#### SHORT EXERCISE:
From the first line of the data down to and including the line with "const idx = v => Math.round(v / 2);", copy everything exactly, leaving out pictures.

#### DATA LINES:
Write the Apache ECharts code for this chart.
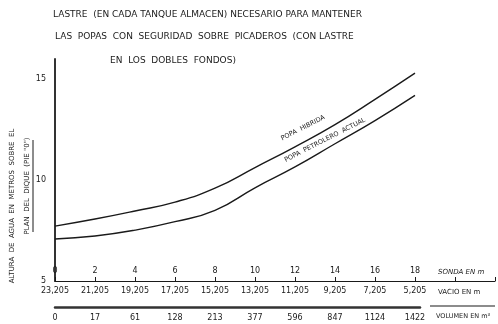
<!DOCTYPE html>
<html>
<head>
<meta charset="utf-8">
<script src="https://cdn.jsdelivr.net/npm/echarts@6/dist/echarts.min.js"></script>
<style>
  html, body { margin: 0; padding: 0; background: #fff; }
  #chart { width: 498px; height: 324px; }
</style>
</head>
<body>
<div id="chart"></div>
<script>
// sonda en m (x axis) and its companion scales
const sonda = [0, 2, 4, 6, 8, 10, 12, 14, 16, 18];
const vacio = ['23,205', '21,205', '19,205', '17,205', '15,205', '13,205', '11,205', '9,205', '7,205', '5,205'];
const volumen = ['0', '17', '61', '128', '213', '377', '596', '847', '1124', '1422'];

// altura de agua (m)
const popaHibrida = [7.72, 8.07, 8.47, 8.91, 9.6, 10.62, 11.65, 12.75, 14.0, 15.3];
const popaPetrolero = [7.08, 7.23, 7.52, 7.94, 8.5, 9.62, 10.65, 11.8, 12.95, 14.2];

const ink = '#1a1a1a';
const font = 'DejaVu Sans';

const chart = echarts.init(document.getElementById('chart'));

const idx = v => Math.round(v / 2);

chart.setOption({
  backgroundColor: '#fff',
  animation: false,
  grid: [
    { left: 55, right: 3, top: 59, bottom: 43 },
    { left: 55, right: 78, top: 300, bottom: 17 }
  ],
  xAxis: [
    {
      type: 'value', gridIndex: 0, min: 0, max: 22, interval: 2,
      position: 'bottom',
      axisLine: { onZero: false, lineStyle: { color: ink, width: 1.2 } },
      axisTick: { inside: true, length: 4, lineStyle: { color: ink } },
      axisLabel: {
        inside: true, margin: 6, color: ink, fontSize: 8, fontFamily: font,
        formatter: v => (v <= 18 ? String(v) : '')
      },
      splitLine: { show: false }
    },
    {
      type: 'value', gridIndex: 0, min: 0, max: 22, interval: 2,
      position: 'bottom', offset: 0,
      axisLine: { show: false },
      axisTick: { show: false },
      axisLabel: {
        margin: 6, color: ink, fontSize: 8, fontFamily: font,
        formatter: v => (v <= 18 ? vacio[idx(v)] : '')
      },
      splitLine: { show: false }
    },
    {
      type: 'value', gridIndex: 1, min: 0, max: 18.25, interval: 2,
      position: 'bottom',
      axisLine: { onZero: false, lineStyle: { color: '#333', width: 2.5 } },
      axisTick: { show: false },
      axisLabel: {
        margin: 7, color: ink, fontSize: 8, fontFamily: font, showMaxLabel: false,
        formatter: v => (v <= 18 ? volumen[idx(v)] : '')
      },
      splitLine: { show: false }
    }
  ],
  yAxis: [
    {
      type: 'value', gridIndex: 0, min: 5, max: 16, interval: 5,
      axisLine: { show: true, lineStyle: { color: '#333', width: 2 } },
      axisTick: { show: false },
      axisLabel: { margin: 9, color: ink, fontSize: 8, fontFamily: font, showMaxLabel: false },
      splitLine: { show: false }
    },
    { type: 'value', gridIndex: 1, show: false }
  ],
  series: [
    {
      name: 'POPA HIBRIDA', type: 'line', xAxisIndex: 0, yAxisIndex: 0,
      smooth: 0.5, showSymbol: false,
      lineStyle: { color: ink, width: 1.4 },
      data: sonda.map((x, i) => [x, popaHibrida[i]])
    },
    {
      name: 'POPA PETROLERO ACTUAL', type: 'line', xAxisIndex: 0, yAxisIndex: 0,
      smooth: 0.5, showSymbol: false,
      lineStyle: { color: ink, width: 1.4 },
      data: sonda.map((x, i) => [x, popaPetrolero[i]])
    }
  ],
  graphic: [
    { type: 'text', left: 53, top: 10, style: { text: 'LASTRE  (EN CADA TANQUE ALMACEN) NECESARIO PARA MANTENER', fill: ink, font: '9px ' + font } },
    { type: 'text', left: 55, top: 32, style: { text: 'LAS  POPAS  CON  SEGURIDAD  SOBRE  PICADEROS  (CON LASTRE', fill: ink, font: '9px ' + font } },
    { type: 'text', left: 110, top: 56, style: { text: 'EN  LOS  DOBLES  FONDOS)', fill: ink, font: '9px ' + font } },
    {
      type: 'text', x: 12, y: 206, rotation: Math.PI / 2,
      style: { text: 'ALTURA  DE  AGUA  EN  METROS  SOBRE  EL', fill: ink, font: '7px ' + font, align: 'center', verticalAlign: 'middle' }
    },
    {
      type: 'text', x: 27, y: 186, rotation: Math.PI / 2,
      style: { text: 'PLAN  DEL  DIQUE  (PIE "0")', fill: ink, font: '7px ' + font, align: 'center', verticalAlign: 'middle' }
    },
    { type: 'line', shape: { x1: 33, y1: 140, x2: 33, y2: 232 }, style: { stroke: ink, lineWidth: 1 } },
    {
      type: 'text', x: 303, y: 128, rotation: 27 * Math.PI / 180,
      style: { text: 'POPA  HIBRIDA', fill: ink, font: '6.5px ' + font, align: 'center', verticalAlign: 'middle' }
    },
    {
      type: 'text', x: 325, y: 140, rotation: 27 * Math.PI / 180,
      style: { text: 'POPA  PETROLERO  ACTUAL', fill: ink, font: '6.5px ' + font, align: 'center', verticalAlign: 'middle' }
    },
    { type: 'text', left: 438, top: 269, style: { text: 'SONDA EN m', fill: ink, font: 'italic 7px ' + font } },
    { type: 'text', left: 438, top: 289, style: { text: 'VACIO EN m', fill: ink, font: '7px ' + font } },
    { type: 'line', shape: { x1: 430, y1: 306, x2: 495, y2: 306 }, style: { stroke: ink, lineWidth: 1.2 } },
    { type: 'text', left: 436, top: 313, style: { text: 'VOLUMEN EN m³', fill: ink, font: '6.5px ' + font } }
  ]
});
</script>
</body>
</html>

#### EXERCISE OUTPUT:
Write the Apache ECharts code for this chart.
<!DOCTYPE html>
<html>
<head>
<meta charset="utf-8">
<script src="https://cdn.jsdelivr.net/npm/echarts@6/dist/echarts.min.js"></script>
<style>
  html, body { margin: 0; padding: 0; background: #fff; }
  #chart { width: 498px; height: 324px; }
</style>
</head>
<body>
<div id="chart"></div>
<script>
// sonda en m (x axis) and its companion scales
const sonda = [0, 2, 4, 6, 8, 10, 12, 14, 16, 18];
const vacio = ['23,205', '21,205', '19,205', '17,205', '15,205', '13,205', '11,205', '9,205', '7,205', '5,205'];
const volumen = ['0', '17', '61', '128', '213', '377', '596', '847', '1124', '1422'];

// altura de agua (m)
const popaHibrida = [7.72, 8.07, 8.47, 8.91, 9.6, 10.62, 11.65, 12.75, 14.0, 15.3];
const popaPetrolero = [7.08, 7.23, 7.52, 7.94, 8.5, 9.62, 10.65, 11.8, 12.95, 14.2];

const ink = '#1a1a1a';
const font = 'DejaVu Sans';

const chart = echarts.init(document.getElementById('chart'));

const idx = v => Math.round(v / 2);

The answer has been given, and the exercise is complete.